Those blue things by the tyres are the air intakes. The engines look like 100cc - the ones you used to find on Formula A karts until they went water-cooled.
With a lot of redundant parts and extra weight and tranny friction and no scavenging and, and... four single cylinder engines are probably just going to be four times as rough, too, instead of much smoother.
If you spent a lot of money, maybe it could be done well, if impractically, but this is just...
It's going to be a bit less than what a 4cylinder could do.

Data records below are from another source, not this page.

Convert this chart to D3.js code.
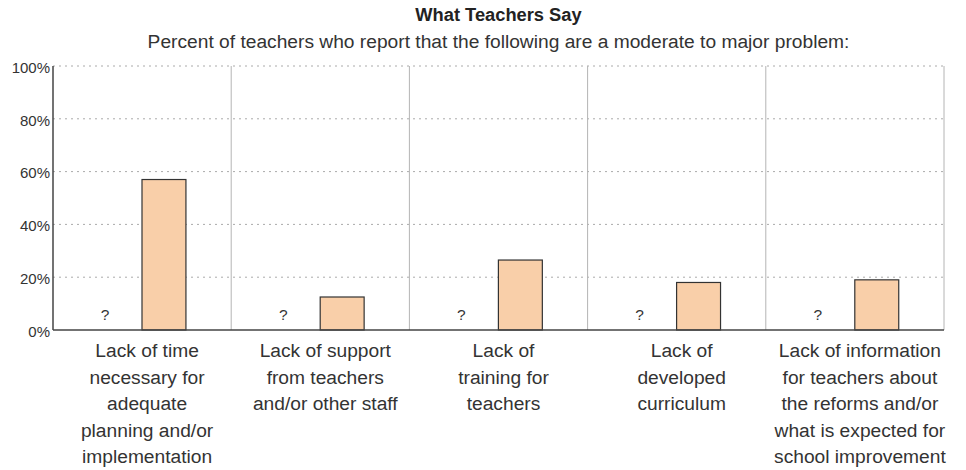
<!DOCTYPE html>
<html>
<head>
<meta charset="utf-8">
<script src="https://cdn.jsdelivr.net/npm/d3@7"></script>
<style>
  body { margin: 0; background: #fff; }
  svg text { font-family: "Liberation Sans", Arial, sans-serif; fill: #333; }
</style>
</head>
<body>
<div id="chart"></div>
<script>
// chart data
var categories = [
  ['Lack of time', 'necessary for', 'adequate', 'planning and/or', 'implementation'],
  ['Lack of support', 'from teachers', 'and/or other staff'],
  ['Lack of', 'training for', 'teachers'],
  ['Lack of', 'developed', 'curriculum'],
  ['Lack of information', 'for teachers about', 'the reforms and/or', 'what is expected for', 'school improvement']
];
var series = ['unknown', 'teachers'];
var unknownValues = [null, null, null, null, null];   // shown as "?"
var teacherValues = [57, 12.5, 26.5, 18, 19];
var yTicks = [0, 20, 40, 60, 80, 100];

var W = 966, H = 470;
var margin = {top: 66, right: 22, bottom: 140, left: 53},
    width = W - margin.left - margin.right,
    height = H - margin.top - margin.bottom;

var svg = d3.select('#chart').append('svg')
            .attr('width', W)
            .attr('height', H);

svg.append('text')
   .attr('x', margin.left + width / 2)
   .attr('y', 21)
   .attr('text-anchor', 'middle')
   .style('font-size', '18.3px')
   .style('font-weight', 'bold')
   .style('fill', '#222')
   .text('What Teachers Say');

svg.append('text')
   .attr('x', margin.left + width / 2)
   .attr('y', 48)
   .attr('text-anchor', 'middle')
   .style('font-size', '19.2px')
   .text('Percent of teachers who report that the following are a moderate to major problem:');

var g = svg.append('g')
           .attr('transform', 'translate(' + margin.left + ',' + margin.top + ')');

var idx = categories.map(function(d, i) { return i; });

var x0 = d3.scaleBand().domain(idx).range([0, width]);
var x1 = d3.scaleBand().domain(series)
           .range([x0.bandwidth() * 0.163, x0.bandwidth() * 0.746])
           .paddingInner(0.267);
var y = d3.scaleLinear().domain([0, 100]).range([height, 0]);

// horizontal dotted grid
g.append('g')
 .selectAll('line')
 .data(yTicks.slice(1))
 .enter().append('line')
 .attr('x1', 0).attr('x2', width)
 .attr('y1', function(d) { return y(d); })
 .attr('y2', function(d) { return y(d); })
 .attr('stroke', '#aaa')
 .attr('stroke-dasharray', '2,4');

// vertical separators between categories
g.append('g')
 .selectAll('line')
 .data(idx.slice(1).concat([null]))
 .enter().append('line')
 .attr('x1', function(d) { return d === null ? width : x0(d); })
 .attr('x2', function(d) { return d === null ? width : x0(d); })
 .attr('y1', y(100)).attr('y2', y(0))
 .attr('stroke', '#b4b4b4')
 .attr('stroke-width', 1);

// y axis labels
var yAxis = d3.axisLeft(y)
              .tickValues(yTicks)
              .tickSize(0)
              .tickPadding(3)
              .tickFormat(function(d) { return d + '%'; });

var ya = g.append('g').call(yAxis);
ya.select('.domain').remove();
ya.selectAll('text')
  .attr('dy', '0.42em')
  .style('font-size', '15px')
  .style('font-family', '"Liberation Sans", Arial, sans-serif')
  .attr('fill', '#333');

// bars
var groups = g.selectAll('.cat')
              .data(idx)
              .enter().append('g')
              .attr('class', 'cat')
              .attr('transform', function(i) { return 'translate(' + x0(i) + ',0)'; });

groups.append('rect')
      .attr('x', x1('teachers'))
      .attr('width', x1.bandwidth())
      .attr('y', function(i) { return y(teacherValues[i]); })
      .attr('height', function(i) { return y(0) - y(teacherValues[i]); })
      .attr('fill', '#f9cfa9')
      .attr('stroke', '#333')
      .attr('stroke-width', 1.2);

groups.filter(function(i) { return unknownValues[i] === null; })
      .append('text')
      .attr('x', x1('unknown') + x1.bandwidth() / 2 + 1)
      .attr('y', y(0) - 10)
      .attr('text-anchor', 'middle')
      .style('font-size', '15.5px')
      .text('?');

// axis lines
g.append('line')
 .attr('x1', 0).attr('x2', 0)
 .attr('y1', y(100)).attr('y2', y(0))
 .attr('stroke', '#444').attr('stroke-width', 1.5);
g.append('line')
 .attr('x1', 0).attr('x2', width)
 .attr('y1', y(0)).attr('y2', y(0))
 .attr('stroke', '#444').attr('stroke-width', 1.5);

// category labels
groups.append('text')
      .attr('text-anchor', 'middle')
      .style('font-size', '19.2px')
      .selectAll('tspan')
      .data(function(i) { return categories[i]; })
      .enter().append('tspan')
      .attr('x', x0.bandwidth() / 2 + 5)
      .attr('y', function(d, j) { return height + 27 + j * 26.6; })
      .text(function(d) { return d; });
</script>
</body>
</html>
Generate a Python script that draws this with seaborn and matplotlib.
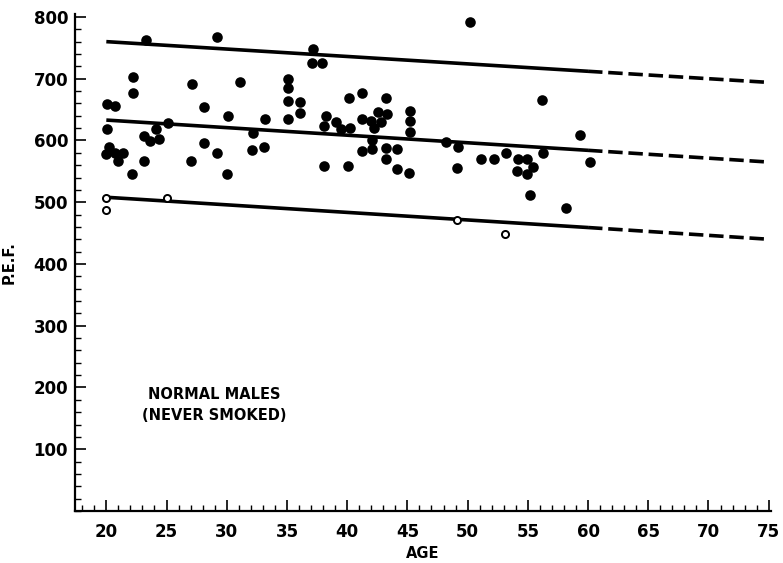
import matplotlib
matplotlib.use("Agg")
import matplotlib.pyplot as plt
import seaborn as sns
from matplotlib.ticker import MultipleLocator

# Filled circles (never smoked, normal males)
filled_age = [20.05, 20.7, 22.2, 22.2, 23.3, 29.2, 27.1, 31.1, 28.15, 30.1,
              33.2, 25.1, 20.05, 24.1, 23.1, 23.6, 24.4, 20.2, 20.0, 20.7,
              21.4, 21.0, 23.1, 22.1, 28.1, 29.15, 27.05, 30.05, 32.2, 32.1,
              33.1, 37.2, 37.1, 37.9, 35.1, 35.1, 35.1, 36.1, 36.1, 35.1,
              40.15, 41.2, 43.2, 38.2, 39.05, 38.1, 39.5, 40.25, 41.2, 42.0,
              42.6, 43.3, 42.8, 42.2, 45.2, 45.2, 45.2, 42.1, 48.2, 41.2,
              42.1, 43.2, 44.1, 43.2, 38.1, 40.1, 44.1, 45.15, 50.2, 56.2,
              59.3, 49.2, 49.15, 51.15, 52.15, 53.15, 54.15, 54.9, 55.4, 54.1,
              54.9, 56.25, 60.2, 55.2, 58.2]
filled_pef = [659, 656, 703, 677, 763, 768, 691, 695, 654, 640,
              634, 628, 618, 619, 607, 599, 603, 590, 578, 580,
              580, 566, 567, 546, 596, 580, 566, 546, 612, 585,
              589, 748, 726, 726, 700, 685, 664, 663, 644, 634,
              668, 677, 669, 639, 630, 623, 618, 620, 634, 632,
              646, 643, 630, 620, 648, 631, 613, 600, 598, 583,
              586, 587, 586, 570, 558, 559, 554, 547, 792, 665,
              609, 590, 555, 570, 570, 580, 570, 570, 557, 550,
              546, 579, 565, 512, 490]

# Open circles
open_age = [20.0, 20.0, 25.0, 49.1, 53.1]
open_pef = [507, 488, 506, 471, 448]

# Regression line and limits: solid 20-60, dashed 60-75
line_age = [20, 60, 75]
upper_pef = [760, 712, 694]
middle_pef = [633, 584, 565]
lower_pef = [508, 459, 440]

sns.set_style("ticks", {"text.color": "black", "xtick.color": "black",
                        "ytick.color": "black", "axes.edgecolor": "black",
                        "axes.labelcolor": "black"})
plt.rcParams['font.family'] = ['DejaVu Sans']

fig = plt.figure(figsize=(7.83, 5.63), dpi=100)
ax = fig.add_axes([0.0958, 0.0924, 0.889, 0.883])

for band in (upper_pef, middle_pef, lower_pef):
    sns.lineplot(x=line_age[:2], y=band[:2], ax=ax, color="black", lw=2.6,
                 solid_capstyle="butt")
    sns.lineplot(x=line_age[1:], y=band[1:], ax=ax, color="black", lw=2.6,
                 linestyle=(0, (4, 1.6)), dash_capstyle="butt")

sns.scatterplot(x=filled_age, y=filled_pef, ax=ax, color="black", s=58,
                edgecolor="black", linewidth=0, zorder=3)
sns.scatterplot(x=open_age, y=open_pef, ax=ax, facecolor="white", s=26,
                edgecolor="black", linewidth=1.4, zorder=3)

ax.set_xlim(17.4, 75.2)
ax.set_ylim(0, 805)
ax.set_xticks(range(20, 80, 5))
ax.set_yticks(range(100, 900, 100))
ax.xaxis.set_minor_locator(MultipleLocator(1))
ax.yaxis.set_minor_locator(MultipleLocator(20))
ax.tick_params(axis="both", which="major", direction="in", length=8,
               width=1.2, labelsize=12, colors="black")
ax.tick_params(axis="x", which="major", pad=9)
ax.tick_params(axis="y", which="major", pad=5)
ax.tick_params(axis="both", which="minor", direction="in", length=4,
               width=1.0, colors="black")
for lab in ax.get_xticklabels() + ax.get_yticklabels():
    lab.set_fontweight("bold")

sns.despine(ax=ax)
ax.spines["left"].set_linewidth(1.6)
ax.spines["bottom"].set_linewidth(1.6)

ax.set_xlabel("AGE", fontsize=10.5, fontweight="bold", labelpad=3)
ax.set_ylabel("P.E.F.", fontsize=10.5, fontweight="bold", labelpad=12)

ax.text(29.0, 172, "NORMAL MALES\n(NEVER SMOKED)", ha="center", va="center",
        fontsize=10.5, fontweight="bold", linespacing=1.5, color="black")

fig.savefig("out.png", dpi=100)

No, if you look at an engine cut away, only 2 cylinders fire at the same time on most 4cylinder engines... 1 exception being Audis 1.8T (the Audi engine fires 1 cylinder at a time) every engine cylinder that fires, has an alternate cylinder firing at the same time unless its a 1cyl engine or a 2cyl engine.
What? 4 cylinder engines have one cylinder firing at a time. e.g. over 720 degrees of the engine, the firing order might be 1, 3, 4, 2, every 180 degrees.
It's been like that since about 1885 to 2007. Some cars might have wasted spark ignition (so the spark plug will fire at the top of the exhaust stroke, but it doesn't give any power, just simplifies the ignition system, and can clean emissions slightly).
Not all 4cylinder engines fire individualy Tristan. I have seen a cut-away where the 2 outside pistons and the 2inside pistons fire as a pair not individually.
And I thought it was over 360 degrees of rotation?